In Han v. Baune, 2021 BCCA 139, the Court of Appeal held that an arbitrator’s decision to prefer one expert’s report over another’s was patently unreasonable as both confirmed the same facts determinative of a fact in dispute. Determining that the parties’ expert reports did not conflict in any material respect and that reliance on only one was patently unreasonable, the Court set aside the award and remitted the matter for rehearing before another arbitrator. Though the decision involved a statutory scheme for arbitration and judicial law principles, the Court’s determination of how arbitrator must handle overlapping expert reports still serves as guidance in private commercial arbitration which invariably involve experts’ reports.
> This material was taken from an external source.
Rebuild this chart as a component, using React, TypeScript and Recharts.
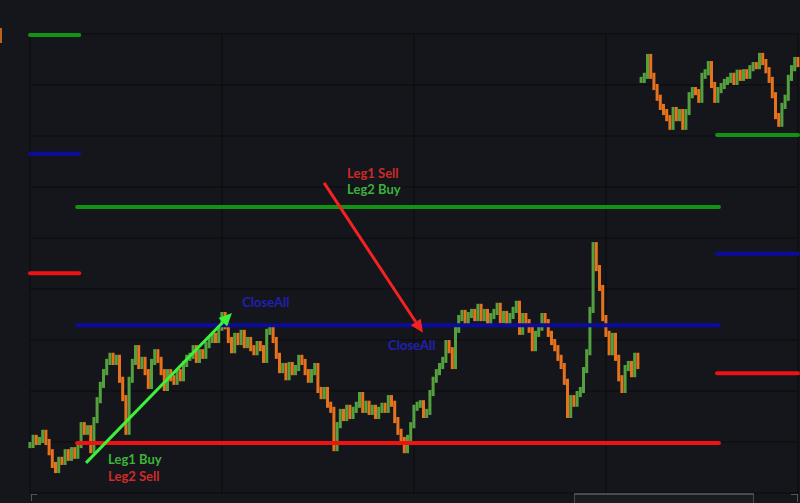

A tenant attributed issues to the presence of mould but the landlord disagreed. They engaged in arbitration established by Residential Tenancy Act, SBC 2002, c 78 in which the arbitrator, as “Residential Tenancy Branch”, exercises delegated authority to make decisions pursuant to the RTA. That legislation and the case law adopt the standard of patently unreasonable for overturning determinations of fact.
Each party hired their own expert as part of their case. Both reports found visible mould in the rented premises including elevated levels of toxigenic mould and both identified the potential for further mould growth and stated that mould removal was required. Despite this overlap, the arbitrator determined that remedial work was unnecessary.
Tenant filed a judicial review application, available against the decision, but was unsuccessful in first instance. On appeal, the Court agreed that the judge in first instance correctly identified the standard of review as patent unreasonableness but erred in its application.
“ A patently unreasonable decision is one that is “clearly irrational” or “evidently not in accordance with reason”: Canada (Attorney General) v. Public Service Alliance of Canada, 1993 CanLII 125 (SCC),  1 S.C.R. 941 at 963–64. I conclude that the arbitrator’s decision was patently unreasonable for two main reasons”.
First, the arbitrator discounted the tenant’s report because she held that it was “largely based on what the tenant told the technician” about a chronic leak. The Court acknowledged that the report did recount information about an earlier incident but excerpted passages from the report and concluded that the “report is based on objective measurements of air and surface mould spores and objective measurements of moisture in the walls—not on what the tenant told the technician”.
Second, the arbitrator asserted that she found the experts’ reports “somewhat conflicting” and preferred the report filed by the landlord. The Court disagreed with this assertion. “In fact, the two mould inspection reports did not conflict in any material aspect”. The Court again excerpted from the conclusions and recommendations of the landlord’s expert.
“ Thus, both reports found small areas of visible mould in the drywall beside the bathroom window and at the base of the closet wall. Both found elevated levels of toxigenic mould, and both identified the potential for further mould growth behind the drywall. Of particular significance, both reports stated that mould removal was required.
 In short, on the record before her, there was no rational basis for the arbitrator to prefer one report’s findings over the other. More importantly, neither report supported the arbitrator’s conclusion that mould remediation was not necessary and that the tenant should be responsible for removing the mould”.
urbitral notes – First, though the dispute arose in a statutory scheme for arbitration and the appeal involved discussion of judicial law principles, the Court’s determination of how to handle expert reports still serves as guidance in private commercial arbitration which invariably involve experts’ reports. The Court’s decision in the present matter underlines the need to ensure that the arbitrators recognize overlap in experts and that any asserted disagreement must exist in the report and not just by affirmation.
Second, though the standard of review of the arbitrator’s award is determined by section 58 of the Administrative Tribunals Act, SBC 2004, c 45, the decision’s application of that standard to the handling of non-contradicting experts’ reports can shed light for commercial arbitration. Matters within an arbitrator’s exclusive jurisdiction are subject to the patent unreasonableness standard of review that is set out in s. 58 of the Administrative Tribunals Act.